To provide a little more detail, roadshows were a common release format for studio "prestige" fare. It wouldn't be until the mid-1970s that simultaneous nationwide releases became common, and studios used to send a limited number of prints out onto the world, opening in city after city, often playing for months or even years. Roadshows, unlike their limited-release cities-only brethren, didn't come with B-features, cartoons, or shorts, and were presented instead as more "theatrical." Films would be presented with intermissions, entr'actes, and exit music, and audiences would be handed programs or even tie-in merch. The studios did everything they could to make certain films feel "big."

But as stated, that format only worked for so long. After "Cleopatra" tanked — it was made for a bloated $31 million — roadshows were over and done. Dead. Sadly for the studios, the success of "The Sound of Music" indicated that the trend was back, and they perked up. "The old model will work again? Let's keep on investing," they seemed to say.

(On an unrelated note, keep an eye on what happened in Hollywood after "Spider-Man: No Way Home" was a big hit. The superhero genre — as an ascendant Hollywood trend — was dead, but a few latter-day hits are going to fool studios into continued overspending.)

And, wow, the spending! The late 1960s saw the release of many, many expensive — and not very successful — musicals from across all the Hollywood studios. Could a film like Joshua Logan's "Camelot," based on a Lerner & Lowe musical, be the next "Sound of Music?" Could Francis For Coppola's "Finian's Rainbow" with an aging Fred Astaire be the one? Could (yuck) Joshua Logan's "Paint Your Wagon" be the one?

No, no, and no.

So. Many. Bombs.

The bombs kept coming. In addition to the terrible "Paint Your Wagon," Paramount trotted out other notable turkeys like George Sidney's "Half a Sixpence," Vincente Minnelli's "On a Clear Day You Can See Forever" (with Barbra Streisand and Jack Nicholson), and Blake Edwards' "Darling Lili" with Julie Andrews. Disney wasn't free of the trends, and put out their notorious stinker "The Happiest Millionaire." Universal put out film adaptations of "Thoroughly Modern Millie" — also with Julie Andrews — and "Sweet Charity." Flicks like "Chitty Chitty Bang Bang," the not-very-good "Man of La Mancha," and the musical version of "Lost Horizon" all came during this wave. 

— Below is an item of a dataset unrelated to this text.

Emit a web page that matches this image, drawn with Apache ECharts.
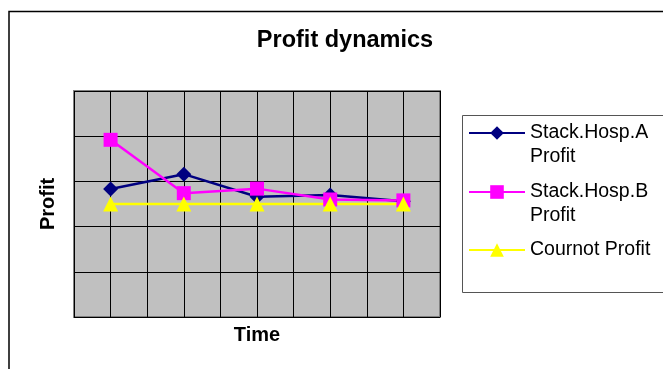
<!DOCTYPE html>
<html>
<head>
<meta charset="utf-8">
<script src="https://cdn.jsdelivr.net/npm/echarts@6/dist/echarts.min.js"></script>
<style>
html,body{margin:0;padding:0;background:#fff;}
#chart{width:663px;height:369px;}
</style>
</head>
<body>
<div id="chart"></div>
<script>
// Data
var periods = [1, 2, 3, 4, 5];
var hospA = [2.83, 3.16, 2.66, 2.70, 2.56];
var hospB = [3.92, 2.74, 2.84, 2.60, 2.58];
var cournot = [2.50, 2.50, 2.50, 2.50, 2.50];
var seriesNames = ['Stack.Hosp.A\nProfit', 'Stack.Hosp.B\nProfit', 'Cournot Profit'];

function pairs(vals) {
  return periods.map(function (p, i) { return [p, vals[i]]; });
}

var FONT = '"Liberation Sans", Arial, sans-serif';
var chart = echarts.init(document.getElementById('chart'));

function legendFor(name, top, twoLine) {
  return {
    data: [name],
    formatter: function (n) { return twoLine ? '\n' + n : n; },
    textStyle: { fontFamily: FONT, fontSize: 19.5, color: '#000', lineHeight: 24 },
    orient: 'vertical',
    left: 468,
    top: top,
    padding: 0,
    itemWidth: 56,
    itemHeight: 17,
    selectedMode: false
  };
}

chart.setOption({
  animation: false,
  backgroundColor: '#fff',
  title: {
    text: 'Profit dynamics',
    left: 340,
    textAlign: 'center',
    top: 24,
    textStyle: { fontFamily: FONT, fontSize: 23.5, fontWeight: 'bold', color: '#000' }
  },
  graphic: [
    { type: 'rect', shape: { x: 9, y: 11.5, width: 700, height: 400 },
      style: { fill: 'none', stroke: '#000', lineWidth: 1.5 }, z: -1 },
    { type: 'rect', shape: { x: 462.5, y: 115.5, width: 250, height: 177 },
      style: { fill: '#fff', stroke: '#555', lineWidth: 1 }, z: -1 }
  ],
  legend: [
    legendFor(seriesNames[0], 97, true),
    legendFor(seriesNames[1], 156, true),
    legendFor(seriesNames[2], 238, false)
  ],
  grid: {
    left: 74, top: 91, width: 366, height: 226,
    show: true, backgroundColor: '#C0C0C0', borderColor: '#808080', borderWidth: 2
  },
  xAxis: {
    type: 'value', min: 0.5, max: 5.5, interval: 0.5,
    name: 'Time', nameLocation: 'middle', nameGap: 8,
    nameTextStyle: { fontFamily: FONT, fontSize: 20, fontWeight: 'bold', color: '#000', verticalAlign: 'top' },
    axisLine: { show: false }, axisTick: { show: false }, axisLabel: { show: false },
    splitLine: { show: true, lineStyle: { color: '#000', width: 1 } }
  },
  yAxis: {
    type: 'value', min: 0, max: 5, interval: 1,
    name: 'Profit', nameLocation: 'middle', nameGap: 16,
    nameTextStyle: { fontFamily: FONT, fontSize: 20, fontWeight: 'bold', color: '#000' },
    axisLine: { show: false }, axisTick: { show: false }, axisLabel: { show: false },
    splitLine: { show: true, lineStyle: { color: '#000', width: 1 } }
  },
  series: [
    { name: seriesNames[0], type: 'line', data: pairs(hospA),
      symbol: 'diamond', symbolSize: 15, showAllSymbol: true,
      lineStyle: { color: '#000080', width: 2.5 }, itemStyle: { color: '#000080' } },
    { name: seriesNames[1], type: 'line', data: pairs(hospB),
      symbol: 'rect', symbolSize: 14, showAllSymbol: true,
      lineStyle: { color: '#FF00FF', width: 2.5 }, itemStyle: { color: '#FF00FF' } },
    { name: seriesNames[2], type: 'line', data: pairs(cournot),
      symbol: 'triangle', symbolSize: 15, showAllSymbol: true,
      lineStyle: { color: '#FFFF00', width: 2.5 }, itemStyle: { color: '#FFFF00' } }
  ]
});
</script>
</body>
</html>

For Fox, 1967's "Doctor Dolittle" — a Rex Harrison musical about a man who can verbally communicate with animals — was another horrid stinker, costing the studio $17 million, and only earning back $9 million. And who could forget the disappointment of the woefully miscast "Hello, Dolly!" in 1969, a $25 million fiasco that is still infamous to this day. Every studio tried to keep the magic alive, but none of these movies were massive hits. Indeed, most of them lost money. 

Fox studio head Richard Zanuck, the son of Darryl, went so far to refer to Robert Wise's 1968 "Star!" (cost: $14 million) as the company's Edsel, a reference to the famously horrible and horrendously unsuccessful 1958 car model put out by Ford. 

So what happened? 

The world changed. People evolved, tastes changed, and a new generation of filmmakers entered the scene. Why go see a frothy, expensive, dumb-ass musical, when the films of Ingmar Bergman are at the arthouse down the street? "Breathless" rewrote cinema. "2001: A Space Odyssey," "La Dolce Vita," and "The Battle of Algiers" all came out. "Paint Your Wagon" didn't stand a chance.